INSTRUCTIONS TO FOLLOW: Retype only what runs from the first line of the records to the line with "plt.rcParams['axes.unicode_minus'] = False", inclusive, and no pictures.

A run of records:
-.-.-

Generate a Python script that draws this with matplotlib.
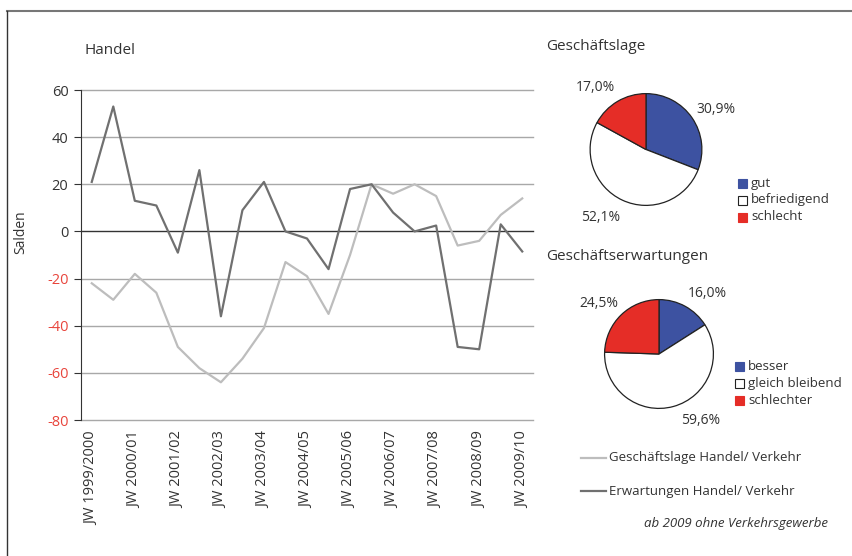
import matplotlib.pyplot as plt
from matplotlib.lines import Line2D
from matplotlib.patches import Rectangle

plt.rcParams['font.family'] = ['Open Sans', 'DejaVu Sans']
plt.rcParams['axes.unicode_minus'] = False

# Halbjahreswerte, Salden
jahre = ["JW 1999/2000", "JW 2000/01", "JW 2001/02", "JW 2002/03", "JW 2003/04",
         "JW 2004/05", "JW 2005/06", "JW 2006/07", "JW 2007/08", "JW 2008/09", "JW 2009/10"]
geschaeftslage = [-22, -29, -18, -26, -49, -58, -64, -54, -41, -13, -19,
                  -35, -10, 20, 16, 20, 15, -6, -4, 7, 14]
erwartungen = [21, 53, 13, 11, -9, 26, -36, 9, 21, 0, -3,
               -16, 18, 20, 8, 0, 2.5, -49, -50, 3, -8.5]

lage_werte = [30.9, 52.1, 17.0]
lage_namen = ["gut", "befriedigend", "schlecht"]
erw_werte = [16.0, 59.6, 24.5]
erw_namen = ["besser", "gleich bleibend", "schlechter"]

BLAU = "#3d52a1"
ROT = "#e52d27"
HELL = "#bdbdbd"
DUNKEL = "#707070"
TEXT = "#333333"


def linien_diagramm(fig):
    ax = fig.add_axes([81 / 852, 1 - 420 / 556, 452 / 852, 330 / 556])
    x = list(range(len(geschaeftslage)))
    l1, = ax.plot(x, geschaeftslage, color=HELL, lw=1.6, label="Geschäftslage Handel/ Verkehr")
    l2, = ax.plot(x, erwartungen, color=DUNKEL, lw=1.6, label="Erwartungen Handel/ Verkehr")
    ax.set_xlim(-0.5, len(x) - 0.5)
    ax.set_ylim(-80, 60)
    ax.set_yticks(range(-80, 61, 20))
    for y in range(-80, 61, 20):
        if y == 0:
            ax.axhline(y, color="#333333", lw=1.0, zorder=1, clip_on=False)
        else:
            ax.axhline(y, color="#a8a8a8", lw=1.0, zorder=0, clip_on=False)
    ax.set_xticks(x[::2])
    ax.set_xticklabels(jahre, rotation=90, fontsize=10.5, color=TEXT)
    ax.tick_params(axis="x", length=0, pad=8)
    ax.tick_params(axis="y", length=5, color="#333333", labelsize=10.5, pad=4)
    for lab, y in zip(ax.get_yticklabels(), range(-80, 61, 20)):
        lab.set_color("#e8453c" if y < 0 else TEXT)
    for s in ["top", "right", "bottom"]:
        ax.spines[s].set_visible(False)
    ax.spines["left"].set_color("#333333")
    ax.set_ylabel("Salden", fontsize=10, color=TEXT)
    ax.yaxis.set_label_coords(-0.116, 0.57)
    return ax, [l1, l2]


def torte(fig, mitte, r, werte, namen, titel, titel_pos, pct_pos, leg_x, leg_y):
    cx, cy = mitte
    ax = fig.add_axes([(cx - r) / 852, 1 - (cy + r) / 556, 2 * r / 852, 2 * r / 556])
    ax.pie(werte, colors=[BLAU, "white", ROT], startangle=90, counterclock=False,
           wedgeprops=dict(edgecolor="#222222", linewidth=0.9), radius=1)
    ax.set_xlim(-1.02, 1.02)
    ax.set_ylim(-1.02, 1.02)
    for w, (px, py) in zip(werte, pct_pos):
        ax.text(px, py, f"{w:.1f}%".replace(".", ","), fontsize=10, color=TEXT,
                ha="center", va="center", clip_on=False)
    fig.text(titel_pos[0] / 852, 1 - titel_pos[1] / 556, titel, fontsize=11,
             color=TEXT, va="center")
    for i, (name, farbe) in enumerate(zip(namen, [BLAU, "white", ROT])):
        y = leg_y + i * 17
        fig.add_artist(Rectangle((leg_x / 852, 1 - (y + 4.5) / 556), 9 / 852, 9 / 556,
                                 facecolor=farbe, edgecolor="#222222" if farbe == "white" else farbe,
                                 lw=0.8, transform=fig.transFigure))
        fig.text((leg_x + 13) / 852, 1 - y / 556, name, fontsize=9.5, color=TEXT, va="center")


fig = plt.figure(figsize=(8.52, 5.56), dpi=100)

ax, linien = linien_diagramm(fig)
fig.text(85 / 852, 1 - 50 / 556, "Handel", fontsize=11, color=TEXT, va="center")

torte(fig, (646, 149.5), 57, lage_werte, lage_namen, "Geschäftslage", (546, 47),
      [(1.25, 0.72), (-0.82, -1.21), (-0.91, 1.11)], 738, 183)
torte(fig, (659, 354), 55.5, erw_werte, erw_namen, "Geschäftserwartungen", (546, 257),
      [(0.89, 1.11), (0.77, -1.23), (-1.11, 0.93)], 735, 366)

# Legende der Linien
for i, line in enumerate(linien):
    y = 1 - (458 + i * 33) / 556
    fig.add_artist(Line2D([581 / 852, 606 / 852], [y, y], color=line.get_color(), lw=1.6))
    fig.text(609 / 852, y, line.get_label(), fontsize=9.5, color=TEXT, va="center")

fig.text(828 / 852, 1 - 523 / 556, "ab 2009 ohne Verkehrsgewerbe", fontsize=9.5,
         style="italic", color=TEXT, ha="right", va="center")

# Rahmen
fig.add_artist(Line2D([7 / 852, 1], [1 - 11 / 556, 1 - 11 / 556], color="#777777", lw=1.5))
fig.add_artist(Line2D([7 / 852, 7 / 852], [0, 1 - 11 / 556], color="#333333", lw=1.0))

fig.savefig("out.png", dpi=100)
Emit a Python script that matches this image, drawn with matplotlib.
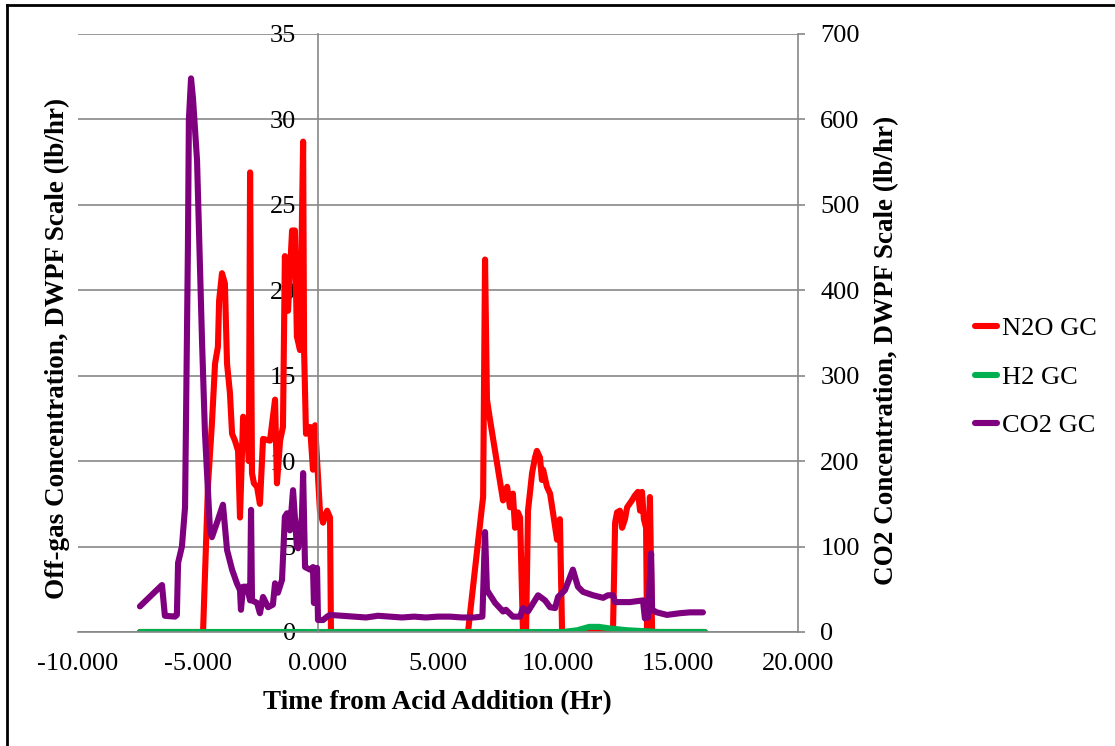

-.-.-

SOLUTION BELOW:
Generate a Python script that draws this with matplotlib.
import matplotlib.pyplot as plt
from matplotlib.lines import Line2D
from matplotlib.patches import Rectangle

plt.rcParams['font.family'] = ['Open Sans', 'DejaVu Sans']
plt.rcParams['axes.unicode_minus'] = False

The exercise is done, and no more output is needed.